Após escândalo e com novo presidente, Fifa caminha para o Oriente

O elenco de patrocinadores da Copa da Rússia mostra como a combinação da geopolítica mundial com o chamado Fifagate afastou empresas dos países do antigo “bloco ocidental” (EUA, União Européia, Canadá e Japão, especialmente) da entidade máxima do futebol. E fez a Fifa buscar novos rumos.

Várias empresas ligadas ao Ocidente ou aliados, como Emirados Árabes, saíram. Em seus lugares entraram corporações da Rússia e China e de países com interesses regionais, como o Qatar.

Grande parte das novas empresas estão ligadas apenas a esta Copa, mas algumas são “Fifa Partners”, a categoria top de patrocínio, que se aplica a todas as competições.

Pelos dados da entidade, até 2014 nunca um Fifa Partner havia deixado de renovar contrato. Desta vez, porém, dois saíram: Sony (Japão) e Emirates Airlines (Emirados Árabes). Em seus lugares, entraram Wanda (hotéis e cinemas, China), Gazprom (petróleo, Rússia) e Qatar Airlines. Como a Fifa criara duas vagas, uma ficou vazia.

As que permanecem são Coca-Cola (EUA, parceira desde 1982), Adidas (Alemanha, 1998), Hyundai (Coréia do Sul, 2002) e Visa (EUA, 2010).

Na categoria de patrocinadores da Copa, criada em 2010 (seis slots) e ampliada em 2014 (oito), a mudança foi quase completa. Saíram seis empresas como Castrol (lubrificantes, Reino Unido), Continental (pneus, Alemanha) e Johnson & Johnson (farmacêuticos e higiene, EUA) e entraram só três: Hisensi (TVs), Mengniu (laticínios) e Vivo (celulares), todas chinesas.
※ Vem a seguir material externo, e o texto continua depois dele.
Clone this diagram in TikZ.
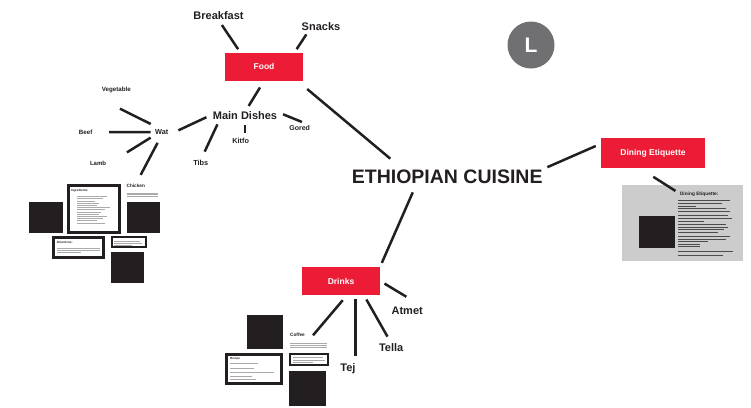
\documentclass[tikz,border=0pt]{standalone}
\usepackage{fontspec}
\setmainfont{Liberation Sans}
\definecolor{cuisinered}{RGB}{237,28,54}
\definecolor{ink}{RGB}{35,31,32}
\definecolor{logogray}{RGB}{112,112,114}
\definecolor{panelgray}{RGB}{204,204,204}
\definecolor{textgray}{RGB}{170,170,170}
\begin{document}
\begin{tikzpicture}[x=1pt,y=-1pt,
  link/.style={draw=ink,line width=2.5pt},
  topic/.style={fill=cuisinered,text=white,inner sep=0pt,minimum width=78pt,minimum height=28pt,font=\bfseries\fontsize{8.5}{9}\selectfont},
  lbl/.style={text=ink,inner sep=0pt,text height={0.7*#1pt},text depth=0pt,font=\bfseries\fontsize{#1}{#1}\selectfont},
  lbl/.default=7,
  heading/.style={anchor=west,text=ink,inner sep=0pt,font=\bfseries\fontsize{3}{3}\selectfont},
  frame/.style={draw=ink,line width=3pt,fill=white},
  thinframe/.style={draw=ink,line width=2pt,fill=white},
  block/.style={fill=ink},
  body/.style={draw=textgray,line width=0.4pt}]
\useasboundingbox (0,0) rectangle (751,407);
% Centre and topics
\node[lbl=19.5] (hub) at (447.2,176.2) {ETHIOPIAN CUISINE};
\node[topic] (food) at (264,66.7) {Food};
\node[topic,minimum height=28.4pt] (drinks) at (341,281) {Drinks};
\node[topic,minimum width=104pt,minimum height=30pt] (etiquette) at (653,153) {Dining Etiquette};
% Logo
\node[circle,fill=logogray,minimum size=47pt,inner sep=0pt,text=white,font=\bfseries\fontsize{21}{21}\selectfont] (logo) at (531,45) {L};
% Food labels
\node[lbl=11] (breakfast) at (218.5,16) {Breakfast};
\node[lbl=11] (snacks) at (321,27) {Snacks};
\node[lbl=11] (main) at (245,116) {Main Dishes};
\node[lbl=7] (gored) at (299.7,128) {Gored};
\node[lbl=7.3] (kitfo) at (240.7,140.5) {Kitfo};
\node[lbl=7.3] (tibs) at (200.8,162.7) {Tibs};
\node[lbl=7.3] (wat) at (161.7,132.2) {Wat};
\node[lbl=6.2] (vegetable) at (116.3,89.5) {Vegetable};
\node[lbl=6.2] (beef) at (85.7,132) {Beef};
\node[lbl=6] (lamb) at (98,163) {Lamb};
\node[lbl=4.7] (chicken) at (135.8,186) {Chicken};
% Drinks labels
\node[lbl=11] (atmet) at (407.2,310.8) {Atmet};
\node[lbl=11] (tella) at (391.2,347.2) {Tella};
\node[lbl=11] (tej) at (348,367.2) {Tej};
\node[lbl=4.7] (coffee) at (297.5,335.3) {Coffee};
% Links
\draw[link,shorten <=6pt,shorten >=4pt] (breakfast.south) -- (food.149);
\draw[link,shorten <=4pt,shorten >=4pt] (snacks.198) -- (food.25);
\draw[link,shorten <=12.7pt,shorten >=16.4pt] (food.-23) -- (hub.171);
\draw[link,shorten <=5pt,shorten >=5.5pt] (hub.north east) -- (etiquette.170);
\draw[link,shorten <=10pt,shorten >=4pt] (hub.193) -- (drinks.north east);
\draw[link,shorten <=7.7pt,shorten >=7pt] (food.south) -- (main.north);
\draw[link,shorten <=6.2pt,shorten >=9pt] (main.north east) -- (gored.north east);
\draw[link,shorten <=5pt,shorten >=5.2pt] (main.south) -- (main.south |- kitfo.north);
\draw[link,shorten <=4.8pt,shorten >=9.2pt] (main.189) -- (tibs.north);
\draw[link,shorten <=10.9pt,shorten >=6.9pt] (wat.south east) -- (main.177);
\draw[link,shorten <=12.3pt,shorten >=4.1pt] (wat.north) -- ([yshift=-15pt]vegetable.south);
\draw[link,shorten <=4.3pt,shorten >=16.6pt] (wat.west) -- (beef.east);
\draw[link,shorten <=5.1pt,shorten >=24.4pt] (wat.south west) -- (lamb.south east);
\draw[link,shorten <=8.9pt,shorten >=10.5pt] (wat.south) -- (chicken.north);
\draw[link,shorten <=6.3pt] (drinks.-68) -- ([xshift=8pt]coffee.east);
\draw[link,shorten <=4pt,shorten >=7.5pt] (drinks.south -| tej.north east) -- (tej.north east);
\draw[link,shorten <=4.7pt,shorten >=7.5pt] (drinks.-32) -- (tella.north);
\draw[link,shorten <=5pt,shorten >=19.4pt] (drinks.east) -- (atmet.north east);
% Chicken cards
\fill[block] (29,202.3) rectangle (63.3,233.3);
\draw[frame] (68.5,185.5) rectangle (119.5,232.5);
\node[heading] (ingredients) at (71,191) {Ingredients:};
\foreach \y/\l in {196.3/30,198.5/26,200.7/18,202.9/22,205.1/20,207.3/33,209.5/28,211.7/24,213.9/22,216.1/30,218.3/26,220.5/20,222.7/28}
  \draw[body] (76.7,\y) -- ++(\l,0);
\foreach \y in {192.7,194.3,196}
  \draw[body] (126.7,\y) -- ++(31.6,0);
\fill[block] (126.7,202.3) rectangle (160,233.3);
\draw[frame] (53.2,237.5) rectangle (103.5,257.8);
\node[heading] (directions) at (56.7,242.7) {Directions:};
\foreach \y/\l in {247.7/43,250/43,252.2/24}
  \draw[body] (56.7,\y) -- ++(\l,0);
\draw[thinframe] (111.7,237) rectangle (145.7,247.3);
\foreach \y/\l in {240.7/26,242.7/28,244.7/18}
  \draw[body] (114,\y) -- ++(\l,0);
\fill[block] (110.7,251.7) rectangle (144,282.7);
% Coffee cards
\fill[block] (246.7,315) rectangle (283.3,349);
\foreach \y in {342.7,344.7,346.7}
  \draw[body] (290,\y) -- ++(36.7,0);
\draw[frame] (226.5,354.8) rectangle (281.8,383.5);
\node[heading] (recipe) at (230,359) {Recipe};
\foreach \y/\l in {363.3/28,367.7/24,372/44,376/22,379.3/26}
  \draw[body] (230,\y) -- ++(\l,0);
\draw[thinframe] (290.3,354.3) rectangle (328.3,364.7);
\foreach \y/\l in {357.3/30,360/32,362.3/20}
  \draw[body] (292.5,\y) -- ++(\l,0);
\fill[block] (289.3,371) rectangle (326,406);
% Etiquette panel
\fill[panelgray] (622,185) rectangle (743.3,261);
\fill[block] (639,216) rectangle (675,248);
\node[lbl=4.8] (etititle) at (699.2,193.7) {Dining Etiquette:};
\foreach \y/\l in {200/52,203.5/44,206/18,208.5/48,211.5/52,215/50,218.5/54,221/26,224.5/48,227/50,229.5/46,232.5/40,236/52,239.5/48,241.5/30,244/22,246/22,251/55,255/45}
  \draw[body,draw=gray!60!black,line width=0.3pt] (678.3,\y) -- ++(\l,0);
\draw[link,shorten <=16pt,shorten >=5.2pt] (etiquette.229) -- (etititle.west);
\end{tikzpicture}
\end{document}
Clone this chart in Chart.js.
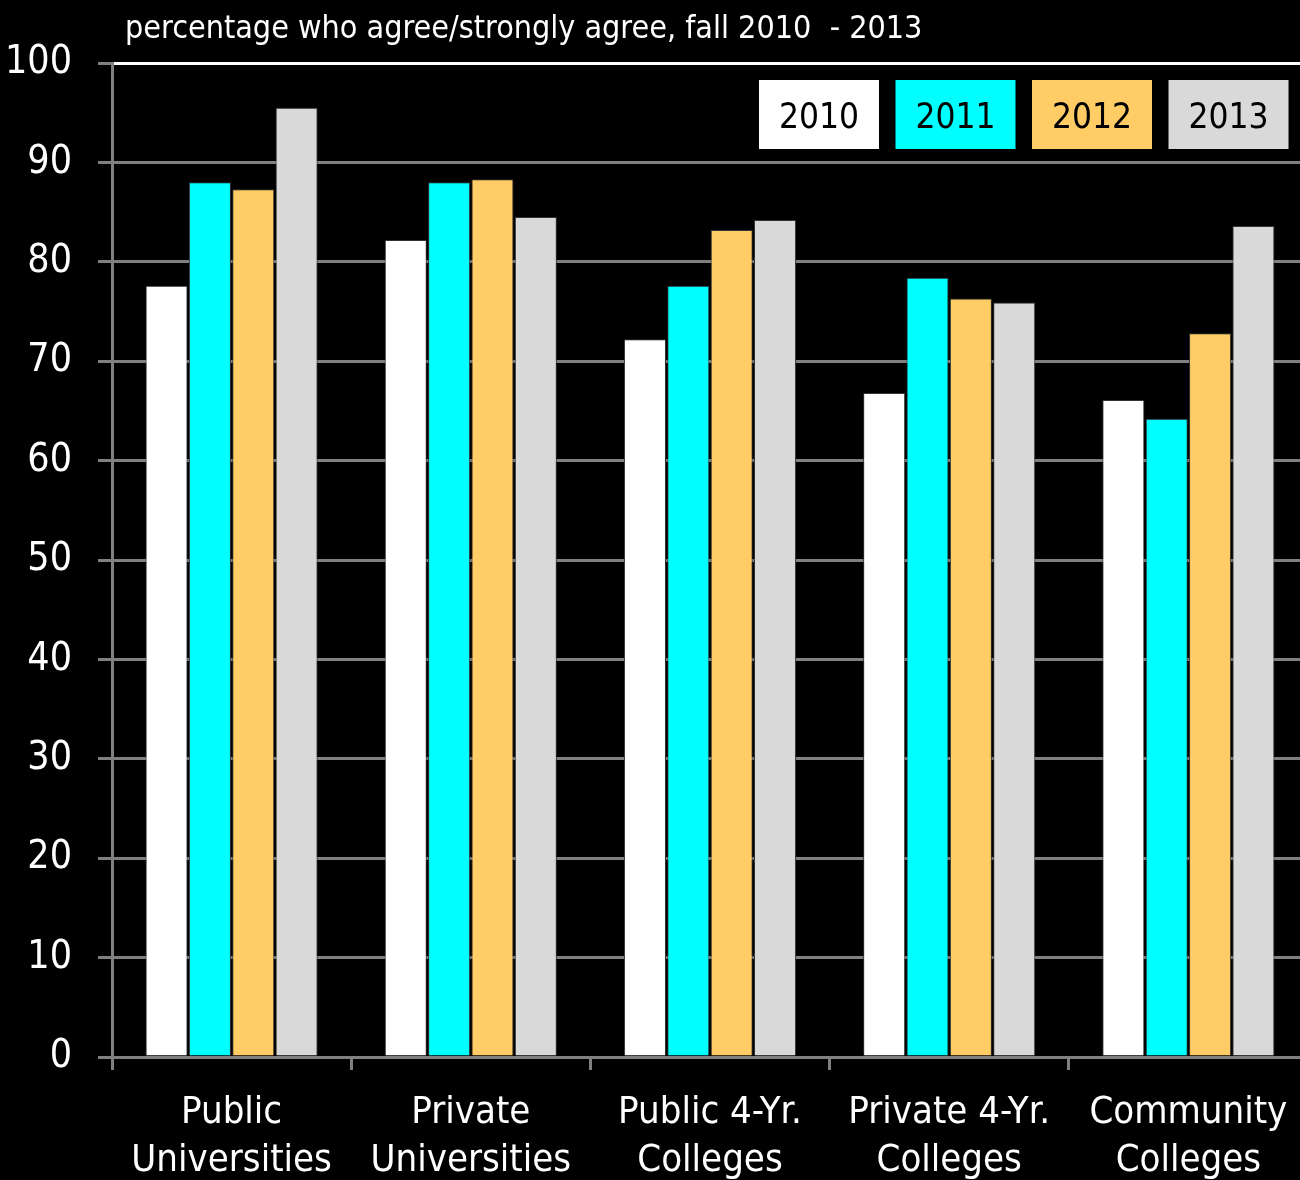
<!DOCTYPE html>
<html>
<head>
<meta charset="utf-8">
<script src="https://cdn.jsdelivr.net/npm/chart.js@4"></script>
<style>
  html, body { margin: 0; padding: 0; background: #000; overflow: hidden; }
  #wrap { width: 1310px; height: 1180px; position: relative; }
</style>
</head>
<body>
<div id="wrap"><canvas id="myChart"></canvas></div>
<script>
const categories = [
    ['Public', 'Universities'],
    ['Private', 'Universities'],
    ['Public 4-Yr.', 'Colleges'],
    ['Private 4-Yr.', 'Colleges'],
    ['Community', 'Colleges']
]
const years = ['2010', '2011', '2012', '2013']
const pct2010 = [77.6, 82.2, 72.2, 66.8, 66.1]
const pct2011 = [88.0, 88.0, 77.6, 78.4, 64.2]
const pct2012 = [87.3, 88.3, 83.2, 76.3, 72.8]
const pct2013 = [95.5, 84.5, 84.2, 75.9, 83.6]
const colors = ['#FFFFFF', '#00FFFF', '#FFCC66', '#D9D9D9']
const titleText = 'percentage who agree/strongly agree, fall 2010  - 2013'

const FONT = "'Liberation Sans Narrow', 'DejaVu Sans Condensed', 'Arial Narrow', sans-serif"
const GRID = '#808080'

// title line above the plot and the boxed year key in the top right
const extras = {
    id: 'extras',
    afterDraw(chart) {
        const c = chart.ctx
        c.save()
        c.fillStyle = '#fff'
        c.font = '32px ' + FONT
        c.textBaseline = 'alphabetic'
        c.textAlign = 'left'
        c.fillText(titleText, 125, 38)

        chart.data.datasets.forEach((ds, i) => {
            const x = 759 + i * 136.5, y = 80, w = 120, h = 69
            c.fillStyle = ds.backgroundColor
            c.fillRect(x, y, w, h)
            c.fillStyle = '#000'
            c.font = '35px ' + FONT
            c.textAlign = 'center'
            c.textBaseline = 'middle'
            c.fillText(ds.label, x + w / 2, y + h / 2 + 4)
        })
        c.restore()
    }
}

const datasets = [pct2010, pct2011, pct2012, pct2013].map((values, i) => ({
    label: years[i],
    data: values,
    backgroundColor: colors[i],
    borderColor: '#333333',
    borderWidth: 1,
    categoryPercentage: 0.725,
    barPercentage: 0.97
}))

new Chart(document.getElementById('myChart'), {
    type: 'bar',
    data: { labels: categories, datasets },
    options: {
        responsive: true,
        maintainAspectRatio: false,
        animation: false,
        layout: { padding: { top: 63, left: 0, right: 2, bottom: 0 } },
        plugins: {
            legend: { display: false },
            title: { display: false },
            tooltip: { enabled: false }
        },
        scales: {
            x: {
                afterFit: s => { s.height = 123 },
                grid: {
                    drawOnChartArea: false,
                    drawTicks: true,
                    tickLength: 13,
                    tickWidth: 3,
                    tickColor: GRID
                },
                border: { color: GRID, width: 3 },
                ticks: {
                    color: '#fff',
                    padding: 19,
                    maxRotation: 0,
                    font: { family: FONT, size: 38, lineHeight: 1.26 }
                }
            },
            y: {
                min: 0,
                max: 100,
                afterFit: s => { s.width = 112 },
                grid: {
                    color: ctx => ctx.tick && ctx.tick.value === 100 ? '#FFFFFF' : GRID,
                    lineWidth: 3,
                    tickLength: 14,
                    tickColor: GRID
                },
                border: { color: GRID, width: 3 },
                ticks: {
                    stepSize: 10,
                    color: '#fff',
                    padding: 26,
                    font: { family: FONT, size: 39 }
                }
            }
        }
    },
    plugins: [extras]
})
</script>
</body>
</html>
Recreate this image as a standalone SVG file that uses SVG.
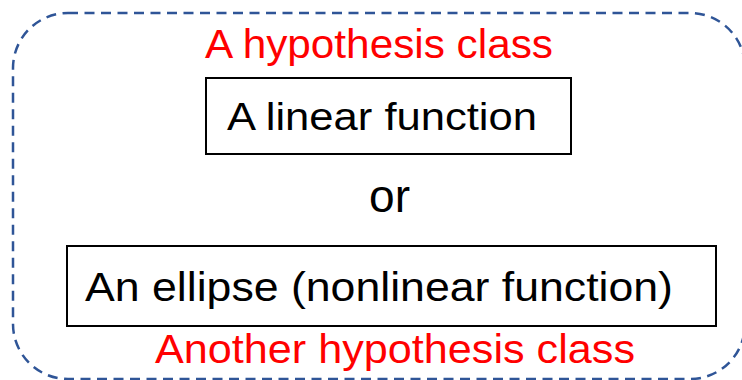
<svg xmlns="http://www.w3.org/2000/svg" width="742" height="380" viewBox="0 0 742 380">
<style>
.frame{fill:none;stroke:#2F5597;stroke-width:2.5;stroke-dasharray:10 6.5}
.box{fill:#fff;stroke:#000;stroke-width:2}
.t{font-family:"Liberation Sans",Arial,sans-serif;fill:#000}
.red{font-family:"Liberation Sans",Arial,sans-serif;fill:#FF0000}
</style>
<rect width="742" height="380" fill="#fff"/>
<g id="hypothesis-space">
<rect class="frame" x="13" y="13" width="732" height="366" rx="55" ry="55"/>
</g>
<g id="label-top">
<text class="red" x="205" y="58" font-size="40" textLength="348" lengthAdjust="spacingAndGlyphs">A hypothesis class</text>
</g>
<g id="linear">
<rect class="box" x="206" y="78" width="365" height="76"/>
<text class="t" x="227" y="130" font-size="38" textLength="310" lengthAdjust="spacingAndGlyphs">A linear function</text>
</g>
<g id="or">
<text class="t" x="369" y="212" font-size="47" textLength="41" lengthAdjust="spacingAndGlyphs">or</text>
</g>
<g id="ellipse">
<rect class="box" x="67" y="246" width="649" height="80"/>
<text class="t" x="85" y="301" font-size="40" textLength="588" lengthAdjust="spacingAndGlyphs">An ellipse (nonlinear function)</text>
</g>
<g id="label-bottom">
<text class="red" x="155" y="363" font-size="41" textLength="480" lengthAdjust="spacingAndGlyphs">Another hypothesis class</text>
</g>
<g id="connectors"></g>
</svg>
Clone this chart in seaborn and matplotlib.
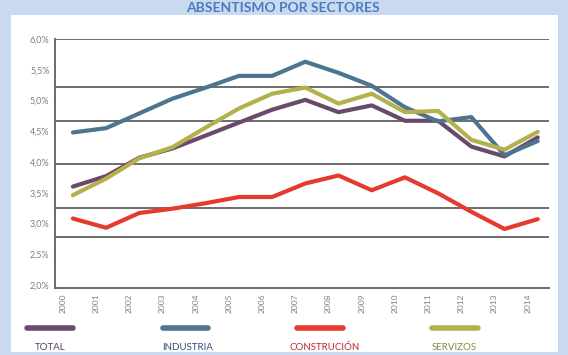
import matplotlib
matplotlib.use("Agg")
import matplotlib.pyplot as plt
import matplotlib.transforms as mtransforms
from matplotlib.patches import Rectangle
from matplotlib.lines import Line2D
import seaborn as sns
import pandas as pd

years = list(range(2000, 2015))
total = [3.60, 3.77, 4.07, 4.22, 4.43, 4.64, 4.85, 5.01, 4.81, 4.92, 4.67, 4.67, 4.25, 4.09, 4.40]
industria = [4.48, 4.55, 4.79, 5.03, 5.21, 5.40, 5.40, 5.63, 5.45, 5.24, 4.89, 4.66, 4.73, 4.11, 4.34]
construcion = [3.08, 2.93, 3.17, 3.24, 3.33, 3.43, 3.43, 3.65, 3.78, 3.54, 3.75, 3.49, 3.19, 2.91, 3.07]
servizos = [3.46, 3.73, 4.06, 4.24, 4.56, 4.87, 5.11, 5.21, 4.95, 5.11, 4.81, 4.83, 4.36, 4.20, 4.49]

sectors = ["TOTAL", "INDUSTRIA", "CONSTRUCIÓN", "SERVIZOS"]
line_colors = ["#6a4a6c", "#4d7590", "#e53a2e", "#b4b04c"]
text_colors = ["#5a3d6a", "#2f5079", "#c0262c", "#7c8c3c"]
y_ticks = [2.0, 2.5, 3.0, 3.5, 4.0, 4.5, 5.0, 5.5, 6.0]
grid_levels = [6.0, 5.22, 4.66, 3.96, 3.25, 2.78]
title = "ABSENTISMO POR SECTORES"

df = pd.DataFrame({
    "year": years * 4,
    "idx": list(range(len(years))) * 4,
    "value": total + industria + construcion + servizos,
    "sector": [s for s in sectors for _ in years],
})

sns.set_theme(style="white")
plt.rcParams["font.family"] = ["Lato", "DejaVu Sans"]

fig = plt.figure(figsize=(5.68, 3.55), dpi=100)
fig.patch.set_facecolor("#c9daf0")
fig.patches.append(Rectangle((11 / 568, 3 / 355), 547 / 568, 337 / 355,
                             transform=fig.transFigure, facecolor="white",
                             edgecolor="none", zorder=0))

ax = fig.add_axes([55 / 568, 1 - 288 / 355, 494 / 568, 249 / 355])
ax.set_facecolor("none")
ax.set_zorder(5)

for g in grid_levels:
    ax.axhline(g, color="#6b6b6b", lw=1.4, zorder=1)

palette = dict(zip(sectors, line_colors))
sns.lineplot(data=df, x="idx", y="value", hue="sector", palette=palette,
             hue_order=sectors, lw=3, ax=ax, legend=False, zorder=3)

ax.set_xlim(-0.54, 14.34)
ax.set_ylim(1.95, 6.0)
ax.set_xlabel("")
ax.set_ylabel("")
ax.set_yticks(y_ticks)
ax.set_yticklabels([f"{v:.1f}".replace(".", ",") + "%" for v in y_ticks],
                   fontsize=6.5, color="#808080")
ax.set_xticks(range(len(years)))
ax.set_xticklabels([str(y) for y in years], rotation=90, fontsize=6,
                   color="#808080", va="top")
ax.tick_params(length=0, pad=4)
offset = mtransforms.ScaledTranslation(-10 / 100, 0, fig.dpi_scale_trans)
for lab in ax.get_xticklabels():
    lab.set_transform(lab.get_transform() + offset)

for side in ["top", "right"]:
    ax.spines[side].set_visible(False)
for side in ["left", "bottom"]:
    ax.spines[side].set_color("#6b6b6b")
    ax.spines[side].set_linewidth(1.4)

fig.text(283 / 568, 1 - 8 / 355, title, ha="center", va="center",
         fontsize=10, fontweight="bold", color="#4a7bbf")

sw_x = [(27, 73), (163, 208), (297, 343), (432, 478)]
lab_x = [35, 162, 290, 432]
for (x0, x1), lx, s, lc, tc in zip(sw_x, lab_x, sectors, line_colors, text_colors):
    fig.add_artist(Line2D([x0 / 568, x1 / 568], [1 - 328 / 355] * 2,
                          transform=fig.transFigure, color=lc, lw=4,
                          solid_capstyle="round"))
    fig.text(lx / 568, 1 - 347 / 355, s, ha="left", va="center",
             fontsize=7, color=tc)

fig.savefig("out.png", dpi=100, facecolor=fig.get_facecolor())
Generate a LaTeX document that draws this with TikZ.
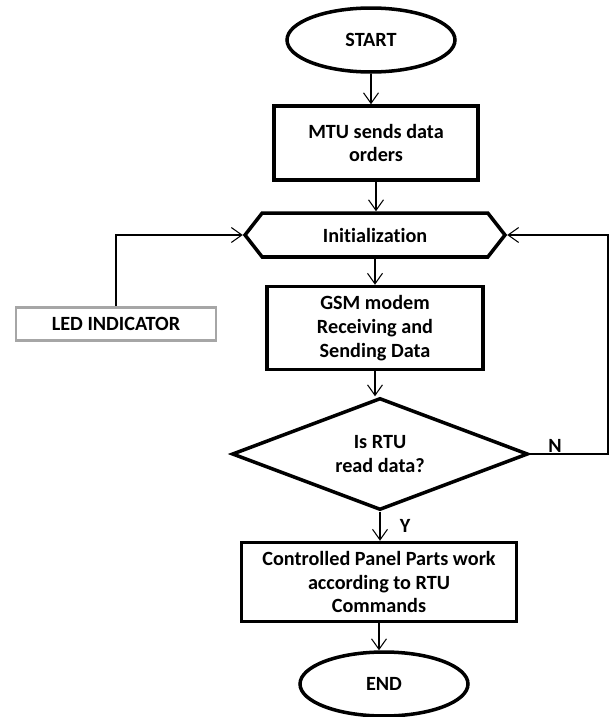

Só o McDonald’s (EUA) e a Budweiser (marca americana da belga AB InBev) continuaram.

A mudança de perfil tem duas causas. Com o Fifagate, alguns patrocinadores se afastaram alegando questões éticas. O segundo é a escolha, ainda em 2011, das sedes de duas Copas (Rússia-18 e Qatar-22) em países com problemas nas relações diplomáticas com o Ocidente e aliados.

A Rússia, mesmo após a queda do comunismo, nunca deixou de ser o alvo prioritário da Otan, a organização militar entre EUA e Europa. Em março, o atentado contra um ex-espião russo e sua filha em território britânico, levou o governo de Theresa May a retaliar a Rússia, com o apoio dos aliados. Antes disso, a Rússia não era bem vista pela Europa ocidental. Tanto que de nenhum país do continente partiram muitos torcedores –todos menos até que o Brasil.

O Qatar, por outro lado, busca aumentar sua influência no Oriente Médio, desafiando a liderança da Arábia Saudita, tradicional aliada dos EUA. Em junho, a Arábia Saudita, Egito, Emirados Árabes e Bahrein romperam relações diplomáticas com o Qatar, acusando-o de financiar o terrorismo –alguns desses países, como a Arábia Saudita, também são acusados da mesma coisa por analistas internacionais.

A China, segunda maior economia mundial, e que tenta ocupar espaços abertos pelas práticas protecionistas do presidente dos EUA, Donald Trump, tem no futebol uma das suas prioridades da diplomacia de negócios, o chamado soft power. O Qatar já faz isso há mais tempo, e a Rússia deve seguir os mesmos passos.

Ao mesmo tempo, a Fifa fragilizada pela operação do FBI e pela queda de patrocínios na Copa de 2018, encontra dificuldades não só para estancar seu déficit corrente como para cumprir a promessa eleitoral do presidente Gianni Infantino de quadruplicar os repasses para as federações nacionais.

Por isso, não deve ser surpresa se Infantino começar a se encontrar cada vez mais com políticos de países que nunca fizeram parte do centro do futebol mundial. O cartola sabe que o mundo do futebol é um excelente ambiente para diplomacia e negócios e vai usar isso para consolidar seu poder na Fifa.